IMAJINE researchers Julie Le Gallo and Lionel Védrine presented a paper at Regional Studies Association Winter Conference in London this November, and book chapter is in preparation.
The European Union is currently experiencing a delicate phase that questions its legitimacy. Citizens are increasingly defiant of public and political action, targeting the European Union. This is reflected in the latest national elections: Brexit, the polarization of voting in Italy and Austria, the rise of populism in France and Germany to name just a few examples.
This presentation study the impact of European cohesion Policy on regional growth and territorial inequalities linked to the Williamson Hypothesis. The question about the impact of this policy has generated a lot of papers with a lot of evaluation methods. Yet, no consensus could be reached on the effectiveness of this policy, and the research mainly focused on the effect on economic growth, with a lot of paper which use economic convergence model as benchmark.
A large part of the research focus on analysis at NUTS2 level, without take into consideration the dynamic of intra-regional disparities. In another part, previous papers mainly focus on average effects of the cohesion policy, while this policy are implemented differently across European regions and under very different economic conditions.

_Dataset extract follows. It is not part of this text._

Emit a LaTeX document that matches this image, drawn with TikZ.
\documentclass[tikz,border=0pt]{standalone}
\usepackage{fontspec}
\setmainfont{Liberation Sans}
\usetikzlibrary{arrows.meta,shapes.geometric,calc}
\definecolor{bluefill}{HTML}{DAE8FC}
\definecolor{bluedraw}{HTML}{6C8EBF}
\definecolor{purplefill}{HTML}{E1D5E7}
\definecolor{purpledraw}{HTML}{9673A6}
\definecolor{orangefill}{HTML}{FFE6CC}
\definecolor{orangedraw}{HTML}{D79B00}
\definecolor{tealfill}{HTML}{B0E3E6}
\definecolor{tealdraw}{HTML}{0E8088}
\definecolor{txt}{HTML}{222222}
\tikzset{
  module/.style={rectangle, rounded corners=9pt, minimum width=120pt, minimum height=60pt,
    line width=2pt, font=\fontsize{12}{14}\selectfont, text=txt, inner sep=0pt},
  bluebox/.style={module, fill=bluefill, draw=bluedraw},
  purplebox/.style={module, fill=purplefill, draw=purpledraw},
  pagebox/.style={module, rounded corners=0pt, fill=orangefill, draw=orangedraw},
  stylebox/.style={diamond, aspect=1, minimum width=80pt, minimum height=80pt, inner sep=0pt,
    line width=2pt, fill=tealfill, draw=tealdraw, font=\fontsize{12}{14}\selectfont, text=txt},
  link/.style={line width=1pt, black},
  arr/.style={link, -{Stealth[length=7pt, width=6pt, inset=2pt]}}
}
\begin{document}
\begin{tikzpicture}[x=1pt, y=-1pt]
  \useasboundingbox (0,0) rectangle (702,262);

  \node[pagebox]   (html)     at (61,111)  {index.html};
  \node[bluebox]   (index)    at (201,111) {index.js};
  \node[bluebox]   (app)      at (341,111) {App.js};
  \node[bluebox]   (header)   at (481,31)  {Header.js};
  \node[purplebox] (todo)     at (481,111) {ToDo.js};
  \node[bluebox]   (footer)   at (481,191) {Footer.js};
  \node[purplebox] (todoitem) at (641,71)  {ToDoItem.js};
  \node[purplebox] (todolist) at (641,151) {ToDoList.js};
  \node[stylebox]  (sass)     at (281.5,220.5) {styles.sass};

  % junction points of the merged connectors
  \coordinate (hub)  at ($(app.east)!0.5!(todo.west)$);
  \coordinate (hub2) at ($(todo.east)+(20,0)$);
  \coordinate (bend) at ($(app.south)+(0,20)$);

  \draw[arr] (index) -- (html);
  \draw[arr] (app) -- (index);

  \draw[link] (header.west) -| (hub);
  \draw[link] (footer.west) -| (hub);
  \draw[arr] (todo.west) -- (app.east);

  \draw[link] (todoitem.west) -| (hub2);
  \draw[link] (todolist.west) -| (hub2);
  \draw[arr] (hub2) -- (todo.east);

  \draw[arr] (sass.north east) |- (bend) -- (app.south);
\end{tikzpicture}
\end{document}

To fill this gap in the literature, we propose to work on two questions: First, how the cohesion policy affect both intra-regional disparities and regional development? Second, does the cohesion policy generate heterogeneous effects on regional development (and disparities)? A panel-data database of 266 NUTS2 regions of the UE-28 from 1995 to 2015 is used. The panel-data regression is employed with fixed effects and with simultaneous equations in order to control unobservable characteristics, spatial dependence and simultaneity between regional development and disparities. Cohesion funds have a positive effect on both growth and reducing regional disparities, but this effect is diverse, dependent of regional endowments: population density, investment, trade openness and quality of government.